6) A woman in the stadium.
The narrative explains that only men could participate and watch the games. It was a bad omen to have a woman in the stadium, and punishable by death — by being hurled from a mountain. (It was Mount Typaeum according to Paus. 5.6.7.)
The story of Pherenike is told. She, being a widow, trained her son Peisidoros for the boxing competition herself. She came to the stadium dressed in male clothes, but when her son won, she could not control her emotions and revealed herself. She was not punished, as she was the trainer of the victor, the animation says. However Pausanias says that “they let her go unpunished out of respect for her father, her brothers and her son, all of whom had been victorious at Olympia. But a law was passed that in the future trainers should strip before entering the arena.” (Paus., 5.6.8)
7) Shows the origins of discus throwing. Advances a theory that discuses were used to deliver messages to besieged cities.
8) Considers the logistics of the long jump. How could the ancients jump such long distances? Maybe these were multiple jumps. For example, Phayllos of Kroton jumped 55 feet (16,3 m) and finished outside the pit. An ancient author says that Phayllos broke his left leg as a result (The Suda). Phayllos is often mentioned in ancient anecdotes, and “jumping outside the pit” became a proverb by itself.*****
9) About the wrestler, Milo of Kroton. In childhood he was a shepherd and carried a sick calf. “With the calf growing, also Milo grew in strength.”******
Milo won the Olympics six times — more than anyone till today.
In the movie he carries his own statues to place on pedestals.
He was also a philosopher, a student of Pythagoras. The movie here follows ancient tradition, however it is more plausible that Pythagoras happened to be the name of his sports trainer.
The film also mentions that many ancient intellectuals took part in the Olympics — Aristotle, Plato, Aeschylus, Sophocles, Euripides, Socrates etc.
The ideal man represented a harmonious union of intellect and physical fitness.
10) The Olympics are also presented as not devoid of cruelty and inciting the public to gambling. We see strong emotions in the audience.
The history of Nero participating in the games is told. He takes part in the chariot racing, starts the race earlier than others, falls from the chariot a few times, but is placed on the chariot by his servants, and wins the competition while being praised by the public (Suetonius, Nero 22-25).
11) Gladiator games are presented as a part of the Olympics.******* The problem of cruelty and death is shown here.

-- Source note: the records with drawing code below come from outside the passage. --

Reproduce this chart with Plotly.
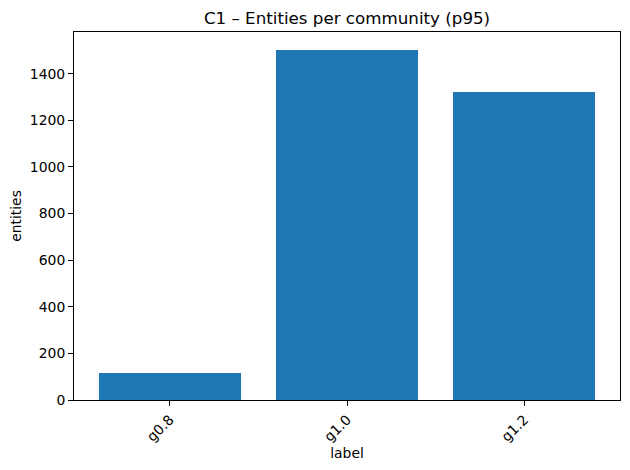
import plotly.graph_objects as go

labels = ["g0.8", "g1.0", "g1.2"]
entities = [114, 1503, 1320]

fig = go.Figure()
fig.add_trace(go.Bar(
    x=list(range(len(labels))), y=entities,
    marker=dict(color="#1f77b4", line=dict(width=0)),
    width=0.8,
))

font = "DejaVu Sans"
fig.update_layout(
    width=630, height=470,
    margin=dict(l=74, r=10, t=32, b=70, autoexpand=False),
    paper_bgcolor="white", plot_bgcolor="white",
    showlegend=False,
    font=dict(family=font, size=13.9, color="black"),
    title=dict(text="C1 – Entities per community (p95)", x=0.5, xref="paper",
               xanchor="center", y=1, yref="paper", yanchor="bottom",
               pad=dict(b=8), font=dict(size=16.7, family=font, color="black"),
               automargin=False),
    bargap=0,
)
fig.update_xaxes(
    range=[-0.54, 2.54], tickmode="array", tickvals=list(range(len(labels))),
    ticktext=labels, tickangle=-45, automargin=False,
    showline=True, linecolor="black", linewidth=1, mirror=True,
    ticks="outside", ticklen=5, tickcolor="black", tickwidth=1,
    showgrid=False, zeroline=False,
    title=dict(text="label", font=dict(size=13.9, family=font), standoff=4),
)
fig.update_yaxes(
    range=[0, 1579], tickmode="array", tickvals=[0, 200, 400, 600, 800, 1000, 1200, 1400],
    showline=True, linecolor="black", linewidth=1, mirror=True, automargin=False,
    ticks="outside", ticklen=5, tickcolor="black", tickwidth=1,
    showgrid=False, zeroline=False,
    title=dict(text="entities", font=dict(size=13.9, family=font), standoff=4),
)
fig.write_html("out.html", config={"displayModeBar": False},
               post_script="document.body.style.margin='0px';")
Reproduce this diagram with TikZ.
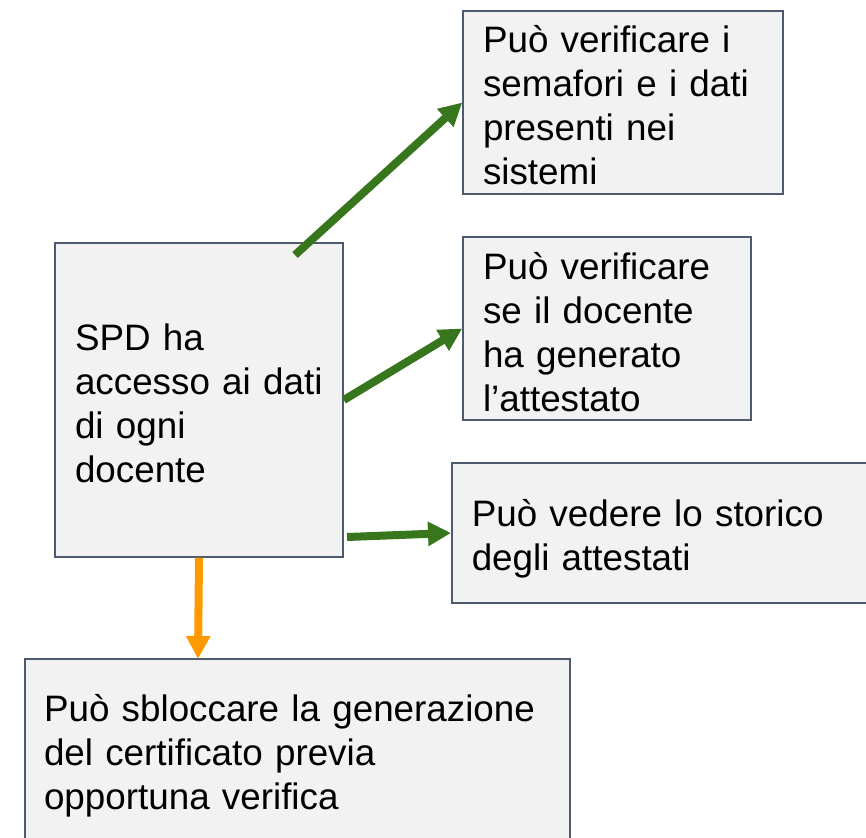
\documentclass[tikz,border=0pt]{standalone}
\usepackage{fontspec}
\setmainfont{Liberation Sans}
\usetikzlibrary{arrows.meta}
\definecolor{boxfill}{HTML}{F2F2F2}
\definecolor{boxline}{HTML}{4E5A6E}
\definecolor{arrgreen}{HTML}{38761D}
\definecolor{arrorange}{HTML}{FF9900}
\begin{document}
\begin{tikzpicture}[x=1pt,y=-1pt,
  box/.style={draw=boxline, fill=boxfill, line width=1.5pt, rectangle,
    inner xsep=20pt, inner ysep=0pt, align=left,
    font=\fontsize{36.8}{44}\selectfont},
  garrow/.style={draw=arrgreen, line width=8pt, -{Triangle[length=23pt,width=23pt]}},
  oarrow/.style={draw=arrorange, line width=8pt, -{Triangle[length=23pt,width=23pt]}}]
\useasboundingbox (0,0) rectangle (866,837);
\node[box, minimum width=288pt, minimum height=314pt, text width=248pt] (A) at (199,400)
  {\rule{0pt}{33.5pt}SPD ha\\accesso ai dati\\di ogni\\docente};
\node[box, minimum width=320pt, minimum height=183pt, text width=280pt] (b1) at (623,102.5)
  {\rule{0pt}{31.5pt}Può verificare i\\semafori e i dati\\presenti nei\\sistemi};
\node[box, minimum width=288pt, minimum height=183pt, text width=248pt] (b2) at (607,328.5)
  {\rule{0pt}{33.5pt}Può verificare\\se il docente\\ha generato\\l’attestato};
\node[box, anchor=west, minimum width=460pt, minimum height=140pt, text width=420pt] (b3) at (451,533)
  {\rule{0pt}{39.5pt}Può vedere lo storico\\degli attestati};
\node[box, inner xsep=19pt, minimum width=545pt, minimum height=194pt, text width=507pt] (b4) at (297.5,756)
  {Può sbloccare la generazione\\del certificato previa\\opportuna verifica};
\coordinate (s1) at (295,255);
\coordinate (s3) at (347,537);
\coordinate (e4) at (198,659);
\draw[garrow] (s1) -- (b1.west);
\draw[garrow] (A.east) -- (b2.west);
\draw[garrow] (s3) -- (b3.west);
\draw[oarrow] (A.south) -- (e4);
\end{tikzpicture}
\end{document}
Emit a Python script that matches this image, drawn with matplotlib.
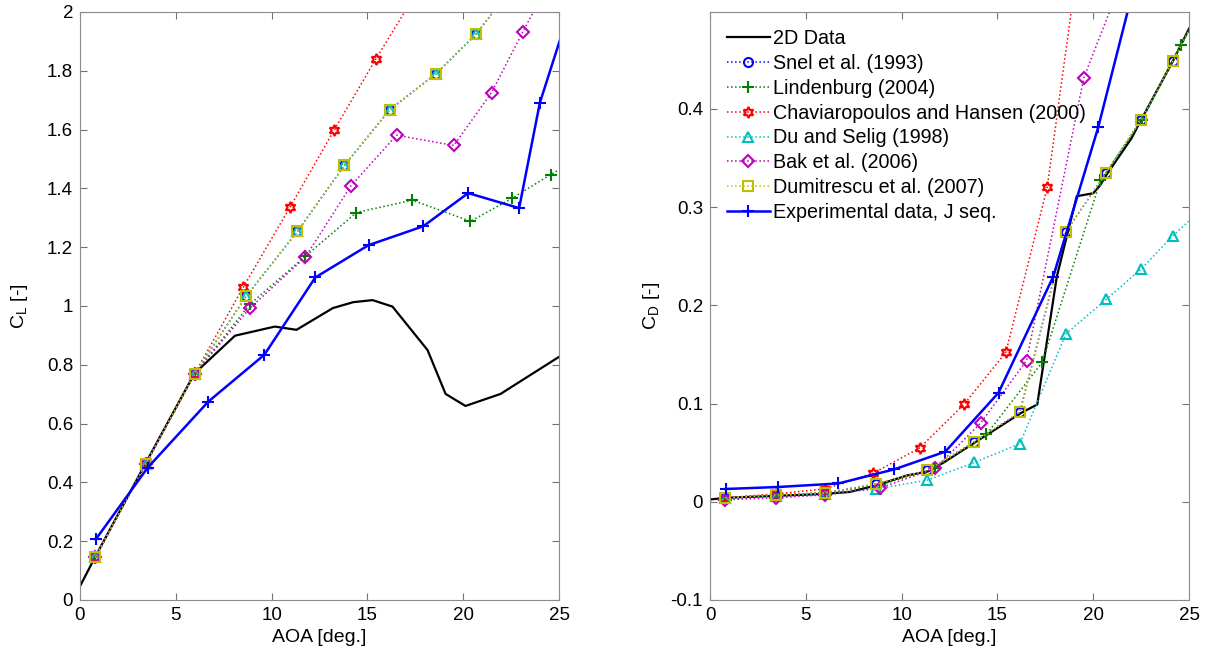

12) Roman legions were the reason for the end of the Olympics. This episode does not provide a clear explanation — we see Roman legions marching and there is a sentence indicating that the Olympics ended with the arrival of the legions.
13) The modern Olympics. The history of the revival of the Olympics in the 19th and 20th century is presented with photographs and documentary videos of some of the sportsmen from different periods.
*Georgy Borodin tells that Norstein was the author of the fragment with the Pergamon altar. Borodin, Georgiĭ [Бородин, Георгий], “Олимпиада как мультфильм” [Olympics as an Animation ("Olimpiada kak multfilm")], Сеанс [Seans (Seans)]: 55-57, online resource (accessed February 01, 2018).
**Kyle, Donald G., Sport and Spectacle in the Ancient World, Chichester: Wiley Blackwell, 2014 (ed. pr. 2007), 98.
*** According to contemporary scholarship, it was during the 15th Olympics, in 720 BC.
**** Kyle, Sport and Spectacle…, 84.
***** More about ancient references of Phayllos and their credibility see: Harris, H. A., “An Olympic Epigram: The Athletic Feats of Phaÿllos”, Greece & Rome 7.1 (March, 1960): 3-8; Miller, Stephen G., Arete. Greek Sports from Ancient Sources, Berkeley: University of California Press, 2004, 46-48.
****** In the documentary carrying of the bull by Milo is explained as carrying a 4-year old bull to be eaten by the wrestler himself, according to the ancient anecdote. The animated version may be more suitable for children.
******* Kyle, Sport and Spectacle…, 257-267.